Belarusian Opposition Leader Alleges ‘Creeping Occupation’ by Russia
Creeping Occupation: A Deep Dive into the Belarus Crisis
In a recent interview conducted in Strasbourg, Svetlana Tikhanovskaya, the exiled opposition leader in Belarus, shed light on the current situation in her home country. She described it as a “creeping occupation” by Russia, asserting that the neighboring country is penetrating all facets of Belarusian life, from education to the military, with the aim of suppressing the national identity.
Tikhanovskaya also voiced concerns about Russia’s attempts to establish a physical presence in Belarus, including the placement of Russian military bases and nuclear weapons, allegedly with the consent of the country’s disputed leader, Lukashenko.
Controversial Elections and Repression: A Brief Background
The 2020 elections in Belarus, contested by Tikhanovskaya against Lukashenko, were mired in controversy, with allegations of rigging and refusal by the opposition to recognize the results. This led to widespread protests across the country, resulting in thousands of detentions.
Following her arrest and a brief detention of seven hours, Tikhanovskaya fled to Lithuania. This year, she was sentenced in absentia to 15 years in prison in Belarus. Her husband is currently serving an 18-year sentence.
A Battle for Power: Tikhanovskaya’s Accusations Against Lukashenko
Tikhanovskaya maintains that Lukashenko lost the 2020 elections but managed to retain power through brutality, tyranny, and with the aid of Russian President, Vladimir Putin. She describes Lukashenko as a fraud who stole the country and continues to control the people through fear. However, she remains optimistic, believing that the citizens of Belarus will not surrender and are forming small groups to continue communicating.
Expectations from the European Parliament: A Plea for Support
When asked about her expectations from the European Parliament, Tikhanovskaya outlined her primary objectives: freeing the political prisoners (currently estimated at around 5,000), holding free and fair elections, and aligning Belarus closer to Europe. She also called for more sanctions against Lukashenko, support for civil society, and accountability for his actions.
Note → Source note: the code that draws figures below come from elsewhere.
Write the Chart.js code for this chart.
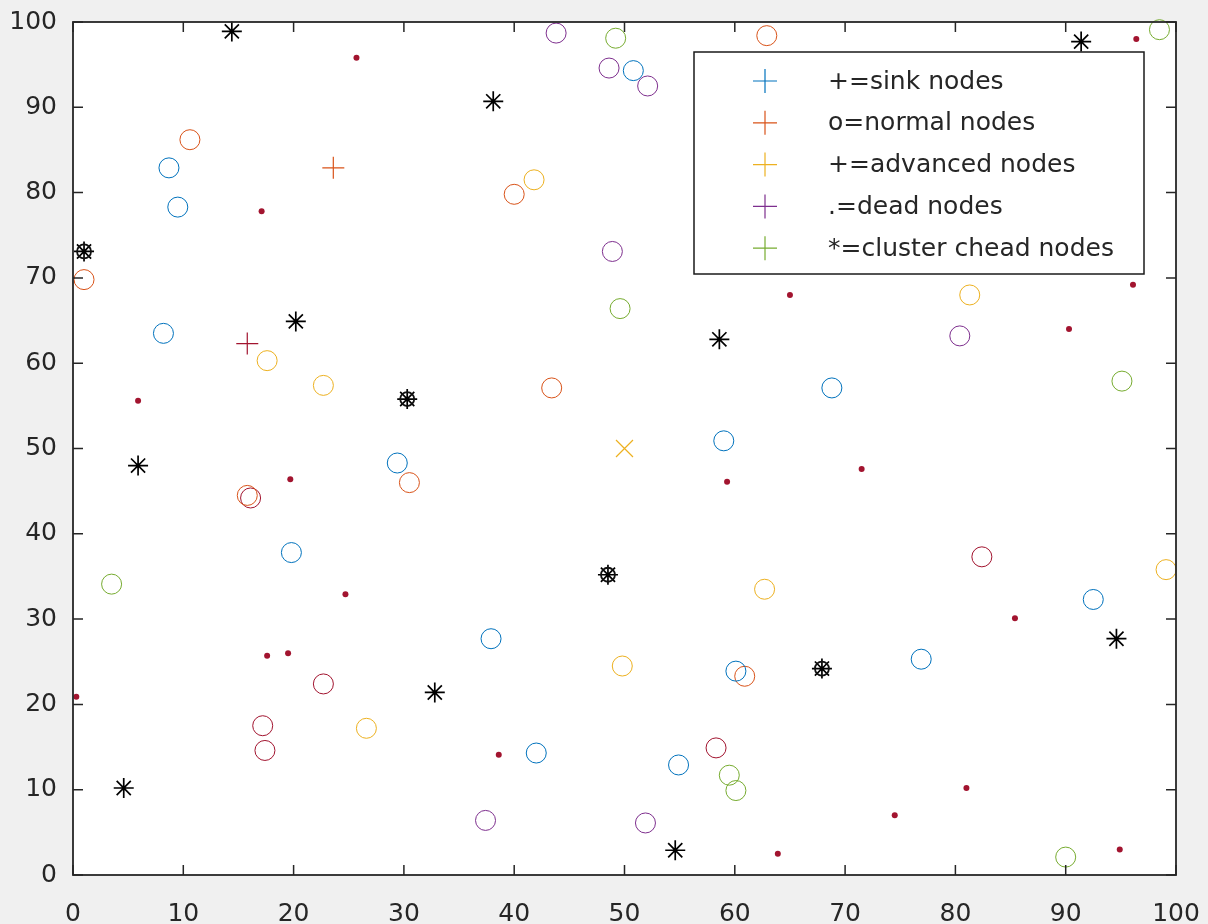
<!DOCTYPE html>
<html>
<head>
<meta charset="utf-8">
<script src="https://cdn.jsdelivr.net/npm/chart.js@4.4.0/dist/chart.umd.min.js"></script>
<style>
  html, body { margin: 0; padding: 0; background: #f0f0f0; }
  #wrap { width: 1208px; height: 924px; }
</style>
</head>
<body>
<div id="wrap"><canvas id="chart"></canvas></div>
<script>
// tick values
const tickValues = [0, 10, 20, 30, 40, 50, 60, 70, 80, 90, 100];

// normal nodes (circles), grouped by colour
const blueX = [8.7, 9.5, 8.2, 29.4, 19.8, 37.9, 42.0, 54.9, 59.0, 68.8, 76.9, 92.5, 60.1, 50.8];
const blueY = [82.9, 78.3, 63.5, 48.3, 37.8, 27.7, 14.3, 12.9, 50.9, 57.1, 25.3, 32.3, 23.9, 94.3];
const orangeX = [10.6, 1.0, 15.8, 30.5, 40.0, 43.4, 62.9, 60.9];
const orangeY = [86.2, 69.8, 44.5, 46.0, 79.8, 57.1, 98.4, 23.3];
const yellowX = [17.6, 22.7, 26.6, 41.8, 49.8, 62.7, 81.3, 99.1];
const yellowY = [60.3, 57.4, 17.2, 81.5, 24.5, 33.5, 68.0, 35.8];
const purpleX = [43.8, 48.6, 52.1, 48.9, 80.4, 37.4, 51.9];
const purpleY = [98.7, 94.6, 92.5, 73.1, 63.2, 6.4, 6.1];
const greenX = [49.2, 49.6, 98.5, 95.1, 3.5, 59.5, 60.1, 90.0];
const greenY = [98.1, 66.4, 99.1, 57.9, 34.1, 11.7, 9.9, 2.1];
const maroonX = [17.2, 17.4, 22.7, 58.3, 82.4, 16.1];
const maroonY = [17.5, 14.6, 22.4, 14.9, 37.3, 44.2];

// dead nodes (dots)
const deadX = [25.7, 17.1, 65.0, 96.4, 96.1, 90.3, 71.5, 85.4, 81.0, 74.5, 94.9, 63.9, 38.6, 0.3, 17.6, 19.5, 5.9, 19.7, 24.7, 59.3];
const deadY = [95.8, 77.8, 68.0, 98.0, 69.2, 64.0, 47.6, 30.1, 10.2, 7.0, 3.0, 2.5, 14.1, 20.9, 25.7, 26.0, 55.6, 46.4, 32.9, 46.1];

// cluster heads (asterisks); some sit on top of a dark ring
const headX = [14.4, 38.1, 1.0, 20.2, 30.3, 5.9, 58.6, 48.5, 32.8, 4.6, 54.6, 67.9, 94.6, 91.4];
const headY = [98.9, 90.7, 73.1, 64.9, 55.8, 48.0, 62.8, 35.2, 21.4, 10.2, 2.9, 24.2, 27.7, 97.7];
const ringX = [1.0, 30.3, 48.5, 67.9];
const ringY = [73.1, 55.8, 35.2, 24.2];

// plus markers and the sink
const plusOrangeX = [23.6], plusOrangeY = [82.9];
const plusMaroonX = [15.8], plusMaroonY = [62.3];
const sinkX = [50.0], sinkY = [50.0];

// legend
const legendLabels = ['+=sink nodes', 'o=normal nodes', '+=advanced nodes', '.=dead nodes', '*=cluster chead nodes'];
const legendColors = ['#0072BD', '#D95319', '#EDB120', '#7E2F8E', '#77AC30'];

const pts = (xs, ys) => xs.map((x, i) => ({ x, y: ys[i] }));

function ring(xs, ys, color) {
  return {
    data: pts(xs, ys), pointStyle: 'circle', pointRadius: 10,
    borderColor: color, backgroundColor: 'rgba(0,0,0,0)', borderWidth: 1, clip: false
  };
}

const FONT = 'DejaVu Sans';
const INK = '#262626';

// keep the plot box where the layout padding puts it
function noScalePadding(s) {
  s.paddingTop = 0; s.paddingBottom = 0; s.paddingLeft = 0; s.paddingRight = 0;
}

const matlabAxes = {
  id: 'matlabAxes',
  beforeDraw(chart) {
    const { ctx, chartArea: a } = chart;
    ctx.save();
    ctx.fillStyle = '#f0f0f0';
    ctx.fillRect(0, 0, chart.width, chart.height);
    ctx.fillStyle = '#ffffff';
    ctx.fillRect(a.left, a.top, a.right - a.left, a.bottom - a.top);
    ctx.restore();
  },
  afterDatasetsDraw(chart) {
    const { ctx, chartArea: a, scales } = chart;
    ctx.save();
    ctx.strokeStyle = INK;
    ctx.lineWidth = 1.8;
    ctx.strokeRect(a.left, a.top, a.right - a.left, a.bottom - a.top);

    // inward ticks on all four sides
    const tl = 10;
    ctx.lineWidth = 1.5;
    ctx.beginPath();
    tickValues.forEach(v => {
      const px = scales.x.getPixelForValue(v);
      ctx.moveTo(px, a.bottom); ctx.lineTo(px, a.bottom - tl);
      ctx.moveTo(px, a.top); ctx.lineTo(px, a.top + tl);
      const py = scales.y.getPixelForValue(v);
      ctx.moveTo(a.left, py); ctx.lineTo(a.left + tl, py);
      ctx.moveTo(a.right, py); ctx.lineTo(a.right - tl, py);
    });
    ctx.stroke();

    // legend box, top right inside the axes
    const bw = 450, bh = 222;
    const bx = a.right - 32 - bw, by = a.top + 30;
    ctx.fillStyle = '#ffffff';
    ctx.fillRect(bx, by, bw, bh);
    ctx.lineWidth = 1.5;
    ctx.strokeStyle = '#1a1a1a';
    ctx.strokeRect(bx, by, bw, bh);
    ctx.font = `25px "${FONT}"`;
    ctx.textBaseline = 'middle';
    ctx.textAlign = 'left';
    legendLabels.forEach((txt, i) => {
      const y = by + 29 + i * 41.8;
      const mx = bx + 71;
      ctx.strokeStyle = legendColors[i];
      ctx.lineWidth = 1.2;
      ctx.beginPath();
      ctx.moveTo(mx - 12, y); ctx.lineTo(mx + 12, y);
      ctx.moveTo(mx, y - 12); ctx.lineTo(mx, y + 12);
      ctx.stroke();
      ctx.fillStyle = INK;
      ctx.fillText(txt, bx + 134, y + 1);
    });
    ctx.restore();
  }
};

new Chart(document.getElementById('chart'), {
  type: 'scatter',
  data: {
    datasets: [
      ring(blueX, blueY, '#0072BD'),
      ring(orangeX, orangeY, '#D95319'),
      ring(yellowX, yellowY, '#EDB120'),
      ring(purpleX, purpleY, '#7E2F8E'),
      ring(greenX, greenY, '#77AC30'),
      ring(maroonX, maroonY, '#A2142F'),
      {
        data: pts(deadX, deadY), pointStyle: 'circle', pointRadius: 3,
        backgroundColor: '#A2142F', borderColor: '#A2142F', borderWidth: 0, clip: false
      },
      {
        data: pts(ringX, ringY), pointStyle: 'circle', pointRadius: 7,
        backgroundColor: 'rgba(0,0,0,0)', borderColor: '#111111', borderWidth: 1.8, clip: false
      },
      {
        data: pts(headX, headY), pointStyle: 'star', pointRadius: 10,
        borderColor: '#000000', borderWidth: 1.7, clip: false
      },
      {
        data: pts(plusOrangeX, plusOrangeY), pointStyle: 'cross', pointRadius: 11,
        borderColor: '#D95319', borderWidth: 1.2, clip: false
      },
      {
        data: pts(plusMaroonX, plusMaroonY), pointStyle: 'cross', pointRadius: 11,
        borderColor: '#A2142F', borderWidth: 1.2, clip: false
      },
      {
        data: pts(sinkX, sinkY), pointStyle: 'crossRot', pointRadius: 12,
        borderColor: '#EDB120', borderWidth: 1.2, clip: false
      }
    ]
  },
  options: {
    responsive: true,
    maintainAspectRatio: false,
    animation: false,
    events: [],
    layout: { padding: { top: 22, right: 32, bottom: 0, left: 0 } },
    plugins: { legend: { display: false }, tooltip: { enabled: false } },
    scales: {
      x: {
        type: 'linear', min: 0, max: 100,
        afterBuildTicks: s => { s.ticks = tickValues.map(v => ({ value: v })); },
        afterFit: s => { s.height = 49; noScalePadding(s); },
        grid: { display: false, drawTicks: false },
        border: { display: false },
        ticks: { font: { family: FONT, size: 25 }, color: INK, padding: 24, maxRotation: 0 }
      },
      y: {
        type: 'linear', min: 0, max: 100,
        afterBuildTicks: s => { s.ticks = tickValues.map(v => ({ value: v })); },
        afterFit: s => { s.width = 73; noScalePadding(s); },
        grid: { display: false, drawTicks: false },
        border: { display: false },
        ticks: { font: { family: FONT, size: 25 }, color: INK, padding: 16 }
      }
    }
  },
  plugins: [matlabAxes]
});
</script>
</body>
</html>
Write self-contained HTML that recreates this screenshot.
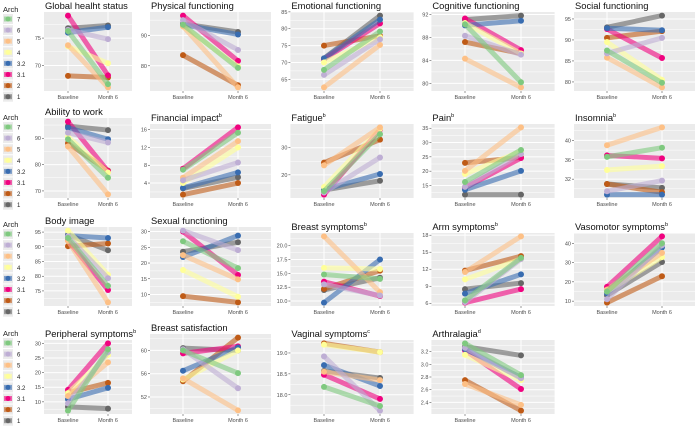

The Path to the European Union: A Difficult Journey Ahead
Tikhanovskaya argues that under the existing regime, any path to the European Union is impossible as she views Lukashenko’s regime as illegitimate. She emphasizes that Belarus first needs to regain its sovereignty, release its citizens from prison, and conduct free and fair elections. However, she believes that preparing for EU candidacy and institutionalizing relations with the EU now will make the transition easier and faster once changes occur.
Prisoners and Exiles: The Humanitarian Crisis in Belarus
Tikhanovskaya also revealed her concern for her husband, who has been in prison for almost three and a half years, and about whom she has had no information for the last six months. She views this as an emotional pressure tactic to make the prisoners and their waiting families feel abandoned and forgotten.
Furthermore, since 2020, she stated that approximately half a million people have left Belarus due to repression and persecution. Around 700 former political prisoners have completed their sentences and are in need of rehabilitation and psychological help due to the torture and maltreatment they experienced in Belarusian prisons.